CENTRALIA, Ill. -- George Borum readily acknowledges he has too much time on his 93-year-old hands. Step inside the widower's garage, and you'll see why. The unattached structure is packed, floor-to-ceiling in places, with an odd assortment of wooden handiwork created by Mr. Borum over more than a half-century.
By Mr. Borum's count, there are more than 100 model outhouses -- some as tiny as thimbles, others 3 feet tall -- including a "flying" one with airplane wings and a pint-sized privy doubling as a lamp.
There are "knot people" fashioned from the imperfections of wood slabs and spears, walking staffs with fake shrunken heads and walking canes bearing the likenesses of former U.S. presidents.
Looking for a crosscut saw made entirely of wood? You'll find it here, as well as ornately painted V-shaped projectiles Mr. Borum calls "Borum-o-rangs."
He has made more than 150 wooden steamboats -- spanning from a yard to 10 feet -- and a couple hundred wooden knives, many resembling the kind Aladdin might have favored.
"His imagination is what floors me," Mr. Borum's 57-year-old son, Art, said recently while guiding a reporter and photographer through the garage's trove. "He just does hundreds of things, and they're all different. No two things are alike."
The elder Mr. Borum considers the handiwork his calling. It began when he was 14, dropped out of school after eighth grade and started what would become his livelihood: painting commercial signs, often the Pepsi logo, on buildings for clients.
In his spare time, Mr. Borum dabbled in quirky creations, namely the replica outhouses.
"It was just fun to do it," he says, figuring his fixation with outhouses stems from his childhood, when he tipped over the real things as pranks.
He has built more than 250 of the model johns, over time selling half of them. Those Mr. Borum still calls his own clutter his house and garage, where he'd been known to vanish for hours like a mad scientist concocting his next creation.
"He was always out piddling around," Art Borum says of his father, whose work has been featured in the local newspaper and television stations as far away as St. Louis, about 60 miles to the west.
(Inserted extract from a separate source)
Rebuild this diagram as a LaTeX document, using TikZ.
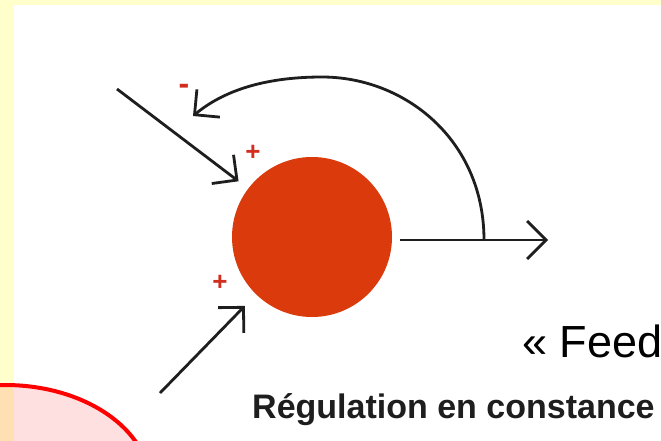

Through it all, the elder Mr. Borum's wife was the picture of patience, putting up with the ever-growing collection of stuff for decades until her death a year ago -- just days after the couple's 70th wedding anniversary. Sarah Borum was buried on her 89th birthday.
"She went along with me on everything I've done," he says.
As his wife's health declined, Mr. Borum stayed in the house and out of the shop, unwilling to leave her alone. Time away from the power tools took its own toll on Mr. Borum, who saw himself weaken and his dexterity diminish.
"I can't do it anymore," Mr. Borum says, holding out his stiffened hands, now prone to carpal tunnel syndrome. "Do I miss the woodwork? Ohhhhhh, yes."
But he still has creative outlets. His hands are nimble enough to draw prolifically, sketching everything from outhouses, naturally, to peg-legged characters, some with glasses or hats.
"He does everything to make you laugh," his son says.
The elder Mr. Borum fancies "flourishing," the pushed, sweeping strokes of colored pencils used to draw doves and other things of beauty. And he's quite proud of his ornate, flowing handwriting, scrawling a reporter's name on a living room blackboard.
Mr. Borum doesn't throw much away, squirreling everything in boxes and suitcases with an uncanny knowledge of what's in each.
"You ever see so much junk in one place?" he says, smiling, rapping a reporter's knee with one of his homemade canes to amplify his point.
He has parted with some of his creations in recent years, selling a little wooden Old West village, about 100 outhouses and many of his handcrafted steamboats for a quick score -- a couple thousand dollars, his son says -- after Mr. Borum and his wife outlived their savings.
The value of Mr. Borum's remaining collection, beyond the sentimental, is anyone's guess.
"It would make a fantastic display," says his son, who has approached folks in corn-pone places such as Branson, Mo., and Tennessee's Dollywood theme park, but got a tepid response.
Father and son, though, are convinced that it's a collection that is unmatched.